If it's a cultural and social issue, you can change it. Because it's a cultural and social issue, regulation of guns can cause a change of the cultural climate.
Regardless of whether it's a symptom, treating the symptom of a cultural or social issue still combats the underlying cultural or social issue, because the symptom is an avenue to proliferate the spread of the culture. You don't stop the common cold by stopping the coughing and sneezing, but by reducing the symptoms you reduce the spread of the cold. The cold naturally gets killed off. Similarly, you may not treat the issue of America having a more violence-tolerant culture by clamping down on gun ownership, but you stop the spreading of the culture by acknowledging that the gun culture in America right now is toxic and dangerous, and trying to reign it in. By reducing the spread of a specific culture, you can cause the culture to die off.

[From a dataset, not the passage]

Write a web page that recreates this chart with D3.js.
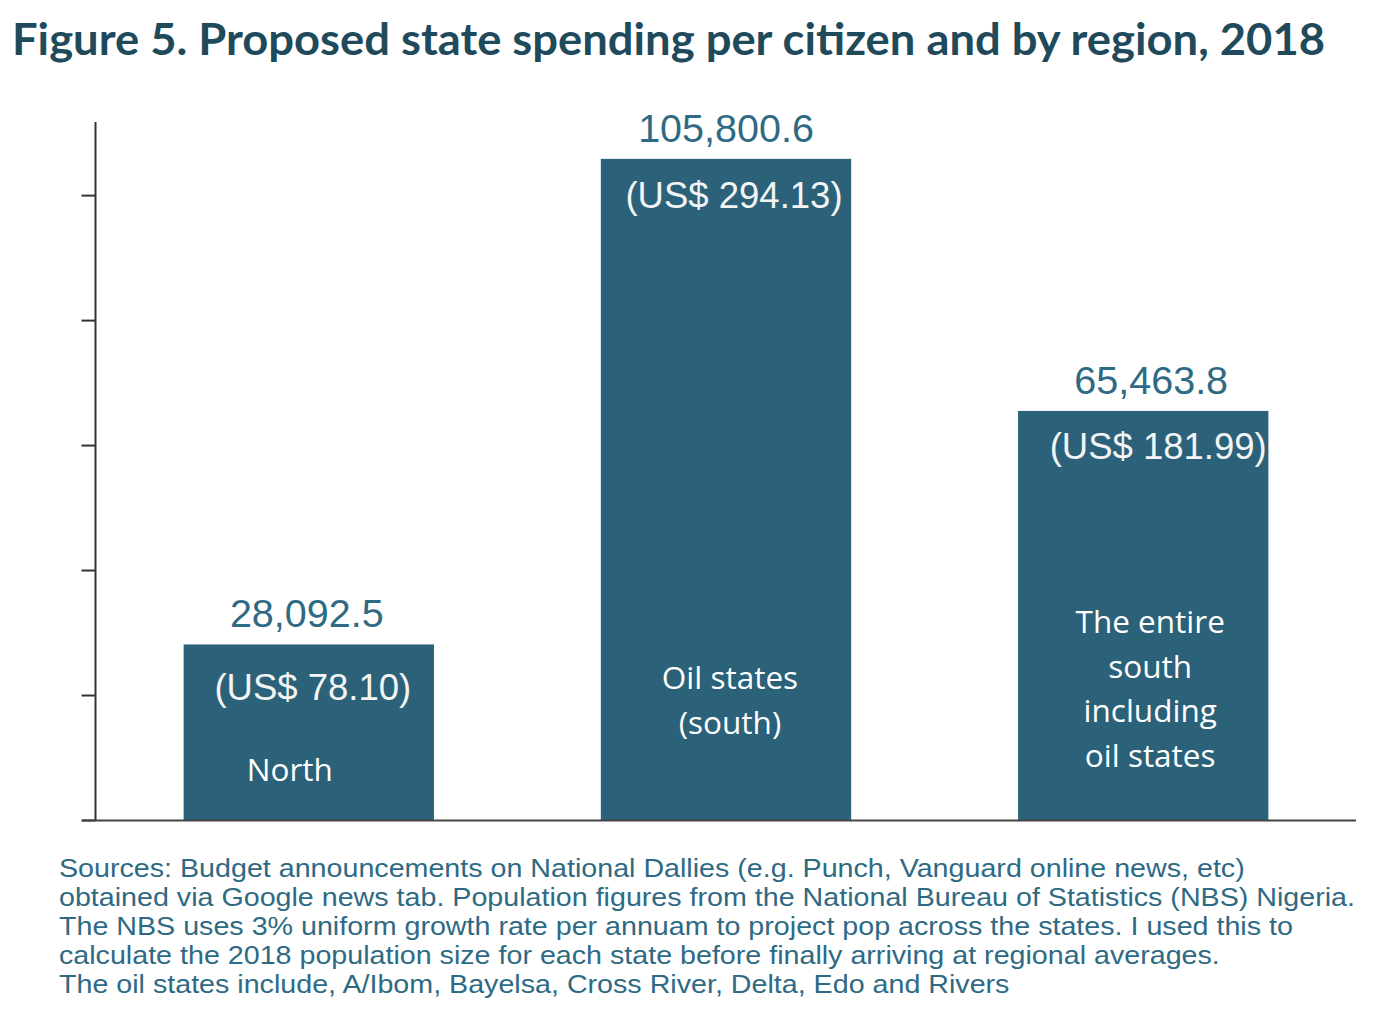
<!DOCTYPE html>
<html>
<head>
<meta charset="utf-8">
<script src="https://cdn.jsdelivr.net/npm/d3@7"></script>
<style>
  html, body { margin: 0; padding: 0; background: #fff; }
  svg { display: block; }
</style>
</head>
<body>
<svg id="chart" width="1382" height="1010"></svg>
<script>
// data
const regions = ['North', 'Oil states', 'South']
const spending = [28092.5, 105800.6, 65463.8] // naira per citizen
const usd = ['(US$ 78.10)', '(US$ 294.13)', '(US$ 181.99)']
const regionLabels = [['North'], ['Oil states', '(south)'], ['The entire', 'south', 'including', 'oil states']]
const yTicks = [0, 20000, 40000, 60000, 80000, 100000]
const yMax = 111700
const notes = [
  'Sources: Budget announcements on National Dallies (e.g. Punch, Vanguard online news, etc)',
  'obtained via Google news tab. Population figures from the National Bureau of Statistics (NBS) Nigeria.',
  'The NBS uses 3% uniform growth rate per annuam to project pop across the states. I used this to',
  'calculate the 2018 population size for each state before finally arriving at regional averages.',
  'The oil states include, A/Ibom, Bayelsa, Cross River, Delta, Edo and Rivers'
]

const svg = d3.select('#chart')
const barColor = '#2b6279'
const textBlue = '#2f6a84'

svg.append('text')
  .attr('x', 12)
  .attr('y', 55)
  .attr('fill', '#1f4a5b')
  .attr('font-family', 'Lato, "Noto Sans", sans-serif')
  .attr('font-weight', 700)
  .attr('font-size', 43)
  .attr('textLength', 1313)
  .attr('lengthAdjust', 'spacingAndGlyphs')
  .text('Figure 5. Proposed state spending per citizen and by region, 2018')

const x = d3.scaleBand()
  .domain(regions)
  .range([96, 1356])
  .paddingInner(0.4)
  .paddingOuter(0.21)

const y = d3.scaleLinear()
  .domain([0, yMax])
  .range([820, 122])

const bars = svg.append('g')
bars.selectAll('rect')
  .data(spending)
  .join('rect')
  .attr('x', (d, i) => x(regions[i]))
  .attr('y', d => y(d))
  .attr('width', x.bandwidth())
  .attr('height', d => y(0) - y(d))
  .attr('fill', barColor)

// axes
const yAxis = svg.append('g')
  .attr('transform', 'translate(95.5,0)')
  .call(d3.axisLeft(y).tickValues(yTicks).tickSize(14).tickFormat(''))
yAxis.select('.domain').attr('d', `M0,${y(yMax)}V${y(0)}`)
yAxis.selectAll('line, path').attr('stroke', '#333').attr('stroke-width', 2)

svg.append('line')
  .attr('x1', 82).attr('x2', 1356)
  .attr('y1', y(0) + 0.5).attr('y2', y(0) + 0.5)
  .attr('stroke', '#444').attr('stroke-width', 2)

// value labels above bars
const valShift = [-2, 0, 8]
svg.append('g').selectAll('text')
  .data(spending)
  .join('text')
  .attr('x', (d, i) => x(regions[i]) + x.bandwidth() / 2 + valShift[i])
  .attr('y', d => y(d) - 17)
  .attr('text-anchor', 'middle')
  .attr('fill', textBlue)
  .attr('font-family', '"Liberation Sans", Arial, sans-serif')
  .attr('font-size', 39.5)
  .text(d => d3.format(',.1f')(d))

// dollar labels inside bars
const usdShift = [4, 8, 15]
const usdDrop = [56, 49, 48]
svg.append('g').selectAll('text')
  .data(spending)
  .join('text')
  .attr('x', (d, i) => x(regions[i]) + x.bandwidth() / 2 + usdShift[i])
  .attr('y', (d, i) => y(d) + usdDrop[i])
  .attr('text-anchor', 'middle')
  .attr('fill', '#f4f4f4')
  .attr('font-family', '"Liberation Sans", Arial, sans-serif')
  .attr('font-size', 36.5)
  .text((d, i) => usd[i])

// region names inside bars
const nameTop = [781, 689, 633]
const nameShift = [-19, 4, 7]
const names = svg.append('g')
  .attr('fill', '#fff')
  .attr('font-family', '"Open Sans", "Noto Sans", sans-serif')
  .attr('font-size', 31.5)
  .attr('text-anchor', 'middle')
regionLabels.forEach((lines, i) => {
  names.append('text')
    .selectAll('tspan')
    .data(lines)
    .join('tspan')
    .attr('x', x(regions[i]) + x.bandwidth() / 2 + nameShift[i])
    .attr('y', (d, j) => nameTop[i] + j * 44.7)
    .text(d => d)
})

// footnote (the source text is a little stretched sideways)
svg.append('g')
  .attr('transform', 'translate(59,0) scale(1.124,1)')
  .append('text')
  .attr('fill', textBlue)
  .attr('font-family', '"Liberation Sans", Arial, sans-serif')
  .attr('font-size', 25.5)
  .selectAll('tspan')
  .data(notes)
  .join('tspan')
  .attr('x', 0)
  .attr('y', (d, i) => 877 + i * 29)
  .text(d => d)
</script>
</body>
</html>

It may sound borderline totalitarian or repressive to say some cultures are unwanted but, quite frankly, the American gun culture is one of the most uninformed, radical, and dangerous cultural groups in America, and I can safely say that its current state merits change. To be fair, there are rational and reasonable members within the gun culture, but there's a very loud and vocal population within the culture that is unreasonable, paranoid, unstable, but influential. A well-informed, well-regulated culture of guns is a safe culture, and could very well even be a socially-progressive culture. But the current American gun culture is none of that, and is maintained through an unreasonable fear of authority, lies, and propaganda.